The cast of characters were familiar: they were friends, family and acquaintances. No one seemed out of place nor did the events cause alarm. But as I tumbled through my dream into the morning I was disappointed. Why do I always have to wake up?
At first the memory was so vivid. Remnants of conversations rested on my tongue as well as the sounds and emotions from conversations that I had. But as I sit to write this I can't recall a single part of my dream.
Psychologists and Bible characters tell us that dreams can be interrepted: dreams can be a portal into our psyche. While I can't deny that claim, if it is true then I need serious psycho therapy. My dreams would scare Wes Craven.
Utopia is a place I visit when my body and mind take a break. I do not fear it nor do I think before falling into slumber "where will my dreams take me tonight?" But off I go, each night, into a surreal kind place.

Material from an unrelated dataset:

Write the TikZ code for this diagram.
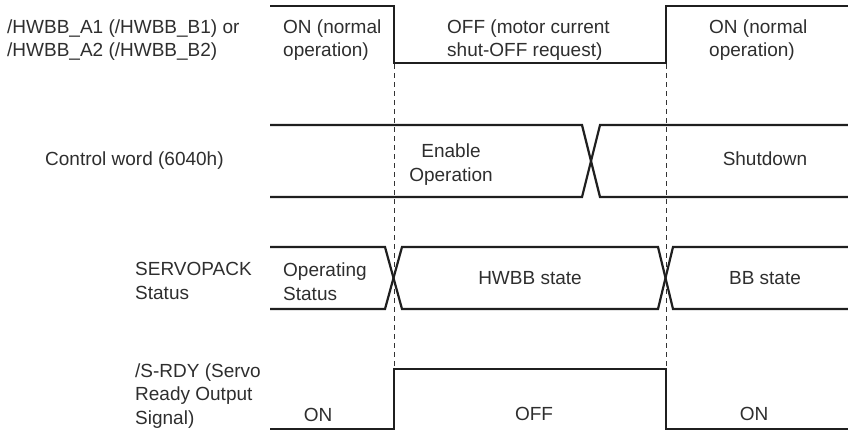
\documentclass[tikz,border=0pt]{standalone}
\usepackage{fontspec}
\setmainfont{Liberation Sans}
\begin{document}
\begin{tikzpicture}[x=1pt,y=-1pt,
  sig/.style={line width=2.2pt,draw=black!88,line join=miter},
  guide/.style={line width=0.9pt,draw=black!80,dash pattern=on 5pt off 4pt},
  lbl/.style={font=\fontsize{19}{23.5}\selectfont,text=black!82,inner sep=0pt,align=left,anchor=base west},
  clbl/.style={font=\fontsize{19}{23.5}\selectfont,text=black!82,inner sep=0pt,align=center,anchor=base}]
\useasboundingbox (0,0) rectangle (848,432);
% guides
\coordinate (g1a) at (394,64); \coordinate (g1b) at (394,369);
\coordinate (g2a) at (666,64); \coordinate (g2b) at (666,369);
\draw[guide] (g1a) -- (g1b);
\draw[guide] (g2a) -- (g2b);
% HWBB signal
\draw[sig] (270,6) -- (394,6) -- (394,63) -- (666,63) -- (666,6) -- (848,6);
% Control word
\draw[sig] (270,125) -- (582,125) -- (600,197) -- (848,197);
\draw[sig] (270,197) -- (582,197) -- (600,125) -- (848,125);
% SERVOPACK status
\draw[sig] (270,247) -- (385,247) -- (402,309) -- (658,309) -- (673,247) -- (848,247);
\draw[sig] (270,309) -- (385,309) -- (402,247) -- (658,247) -- (673,309) -- (848,309);
% S-RDY
\draw[sig] (270,429) -- (394,429) -- (394,369) -- (666,369) -- (666,429) -- (848,429);
% labels (base anchor = baseline of last line)
\node[lbl] (hwbb) at (7,56.5) {/HWBB\_A1 (/HWBB\_B1) or\\/HWBB\_A2 (/HWBB\_B2)};
\node[lbl] (on1) at (283,56.5) {ON (normal\\operation)};
\node[lbl] (off1) at (447,56.5) {OFF (motor current\\shut-OFF request)};
\node[lbl] (on2) at (709,56.5) {ON (normal\\operation)};
\node[lbl] (cw) at (45,165) {Control word (6040h)};
\node[clbl] (en) at (451,181) {Enable\\Operation};
\node[clbl] (sd) at (765,165) {Shutdown};
\node[lbl] (sp) at (135,299) {SERVOPACK\\Status};
\node[lbl] (ops) at (283,300) {Operating\\Status};
\node[clbl] (hw) at (530,284) {HWBB state};
\node[clbl] (bb) at (765,284) {BB state};
\node[lbl] (srdy) at (135,424) {/S-RDY (Servo\\Ready Output\\Signal)};
\node[clbl] (on3) at (318,421) {ON};
\node[clbl] (off3) at (534,420) {OFF};
\node[clbl] (on4) at (754,420) {ON};
\end{tikzpicture}
\end{document}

And I hate waking up.
When my eyes adjust to the morining light and the clock reminds me that it's time to wake up, I am filled with a bitter disappointment. The whole affair, the entire sum of my night's work is just a dream.
In those brief moments before sleep completely leaves me I desperately try to rush back. Although I know it's fruitless, I put all my effort into it just the same.
As I make my way to the bathroom, put on my morning clothes, my mind tries to recapture every memory before it completely fades away. And then it's gone.
No matter what I do it always ends the same way. My only solace, what I know to be true: it happens all over again tonight.